5. Special-case authority (D-SNAP) and how disaster rules differ from shutdown contingencies
Separate authorities exist for Disaster SNAP (D‑SNAP), which are triggered by federal disaster declarations and include delegated signature authorities and operational protocols distinct from the contingency reserve used during appropriations lapses; older Food and Nutrition Service documents outline delegation proposals and processes for D‑SNAP approvals but reflect a different legal trigger—major disaster designation—than the appropriation contingency reserve [8]. This distinction matters because legal arguments and administrative practice treating contingency funds as available for routine benefits rely on appropriations law and shutdown guidance, whereas D‑SNAP rules apply only to declared disaster areas, demonstrating that multiple legal mechanisms can support emergency SNAP funding but operate under different triggers and administrative chains of command [8] [4].

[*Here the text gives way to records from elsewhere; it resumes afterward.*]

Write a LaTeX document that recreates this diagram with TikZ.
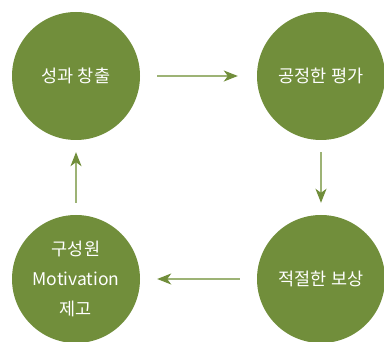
\documentclass[tikz,border=0pt]{standalone}
\usepackage{fontspec}
\setmainfont{Noto Sans CJK KR}
\usepackage{tikz}
\usetikzlibrary{arrows.meta, positioning}

\definecolor{leafgreen}{HTML}{718E3B}
\definecolor{stemgreen}{HTML}{9DB375}

\begin{document}
\begin{tikzpicture}[
        x=1pt, y=-1pt,
        stage/.style={circle, minimum size=128pt, inner sep=0pt, fill=leafgreen,
            text=white, align=center, font=\fontsize{17.5}{30}\selectfont},
        flow/.style={stemgreen, line width=1.4pt,
            -{Stealth[length=14pt, width=11pt, inset=4pt, color=leafgreen]}},
    ]

    \useasboundingbox (0, 0) rectangle (384, 342);

    %% ---- Cycle stages ----
    \node[stage] (perform) at (76, 76)   {성과 창출};
    \node[stage] (assess)  at (321, 76)  {공정한 평가};
    \node[stage] (reward)  at (321, 279) {적절한 보상};
    \node[stage] (motive)  at (76, 279)  {구성원\\Motivation\\제고};

    %% ---- Arrows ----
    \draw[flow, shorten <=17pt, shorten >=19pt] (perform) -- (assess);
    \draw[flow, shorten <=12pt, shorten >=12pt] (assess) -- (reward);
    \draw[flow, shorten <=17pt, shorten >=17pt] (reward) -- (motive);
    \draw[flow, shorten <=12pt, shorten >=12pt] (motive) -- (perform);

\end{tikzpicture}
\end{document}
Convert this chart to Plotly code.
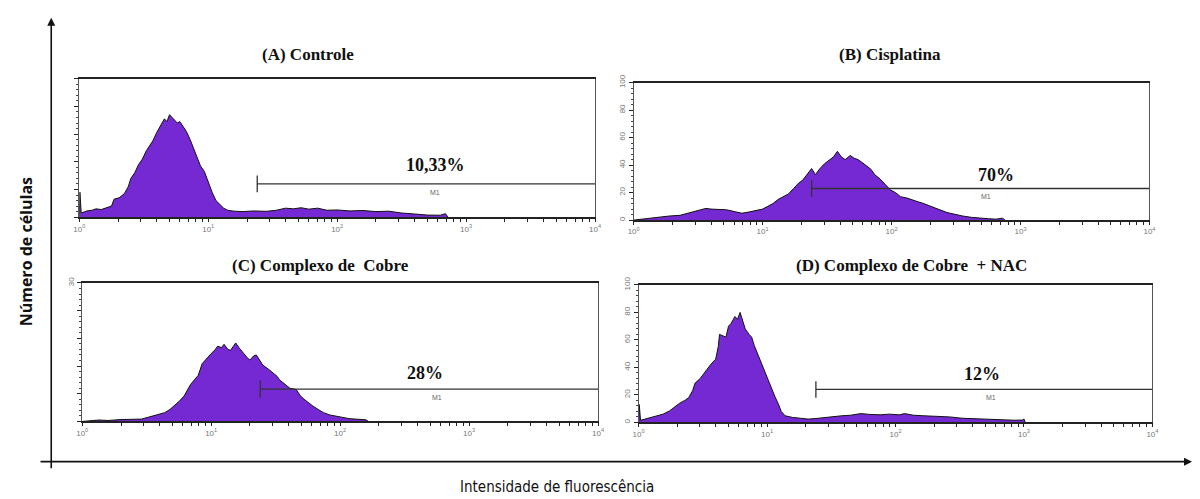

6. Bottom line: law, courts and operations collide—who ultimately decides and what happens next
The immediate authority to authorize contingency spending rests with the USDA and the Executive Branch under appropriations statutes, but federal courts have stepped in when the Administration declined to act, ordering use of reserves to prevent benefit interruptions and creating legally binding directives that can override an administration’s policy choice in practice [1] [2]. Statutory language and prior guidance support using the contingency reserve for routine benefits in a shutdown, but operational constraints and competing program priorities limit how much can be delivered quickly; ongoing appeals mean courts, agencies, and Congress remain key actors determining the final mix of full, prorated, or delayed payments [4] [3].